Tag Archives: Judith Butler

Doing It and Doing It Well

Do you do your gender the same way you do your laundry?

A strange question, one might say, and until recently, I’d be likely to agree. Until I came across excerpts from the books, Undoing Gender, by Judith Butler, and Studying Men and Masculinities, by David Buchbinder. Very interesting reads!!

I was immediately intrigued by Butler’s assertion that gender is not something that one has, rather it is something that one does.

Gender is a kind of a doing, an incessant activity performed, in part, without one’s knowing and without one’s willing… What I call my “own” gender appears perhaps at times as something that I author or, indeed, own. But the terms that make up one’s own gender are, from the start, outside oneself, beyond oneself in a sociality that has no single author… – Judith Butler

This is to say that in essence, from the moment an expecting mother finds out the sex of her bun in the oven, socially constructed expectations set in– choosing a sex-appropriate name, deciding to paint the nursery blue for a boy or pink for a girl, the list goes on. And once the child is born the gender roles continue to form: GI Joe and dump trucks vs. Barbie and toy kitchen sets; even the way we describe sexes – boys are handsome and girls are pretty. Gender-based expectations are imposed upon us and follow us throughout our lives –  in our clothing choices, career choices, mate and life partner choices, interests and hobbies, etc. Each and every day, when we get dressed, the way we sit or stand, our facial expressions and mannerisms, are extensions of our gender performance. Yes, we have the choice to perform, or do, our gender how we choose, as long as we stay within our respective lanes, or as Butler put it, improvisation within a sea of constraint.

boys_girls gender roles

That is why one cannot claim to own their gender. How can you assume total ownership over something that also belongs to millions of other people? It’s impossible! Sadly, gender is not something we own individually, instead it is something that is given to us, a socially constructed box into which we are inserted.

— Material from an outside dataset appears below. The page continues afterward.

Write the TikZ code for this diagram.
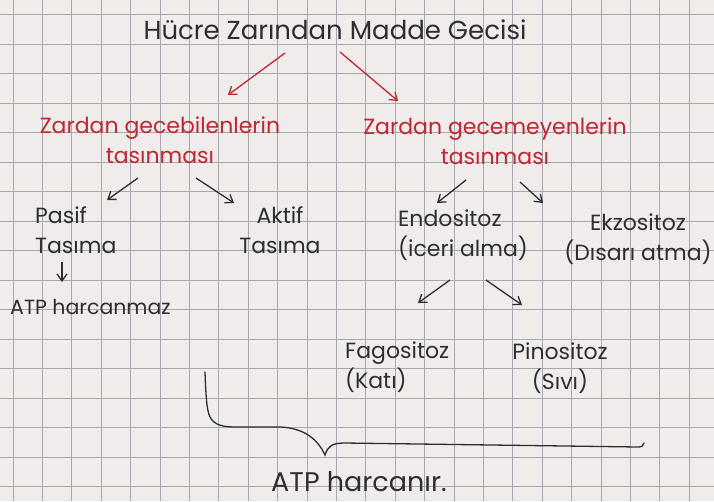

We should note that there is no necessary connection between the morphology of sex (male or female) and the combination of behavior and attitude that we call gender (masculinity or femininity). However, the culture ensures through a number of measures that its members believe in and subscribe to  such a connection. – David Buchbinder

The question is, why must everything and everyone fit into concrete boxes and categories? Simply because it’s more comfortable to easily know how to interact with one another based upon our internalized preconceived notions and assumptions? Probably. We invoke gender roles in the very way we address and interface with one another. Buchbinder defines this as, interpellation, which I simplify as generalize and impose. We sum up others and then address them with our assumption, hence imposing our beliefs and concepts on the other and expecting them to accept the conjecture and respond accordingly.

Advertisements for laundry detergents have traditionally targeted (interpellated) women as the people responsible for the well-being of the domestic household… efficient and competent in the maintenance and smooth running of the house.  Her proper place, therefore, is in the home; this is where she best fulfils her role, even if she is also a worker outside the home. – Buchbinder

Sounds like something straight out of the fifties, if you ask me… So let’s look at a laundry detergent ad from the 50’s.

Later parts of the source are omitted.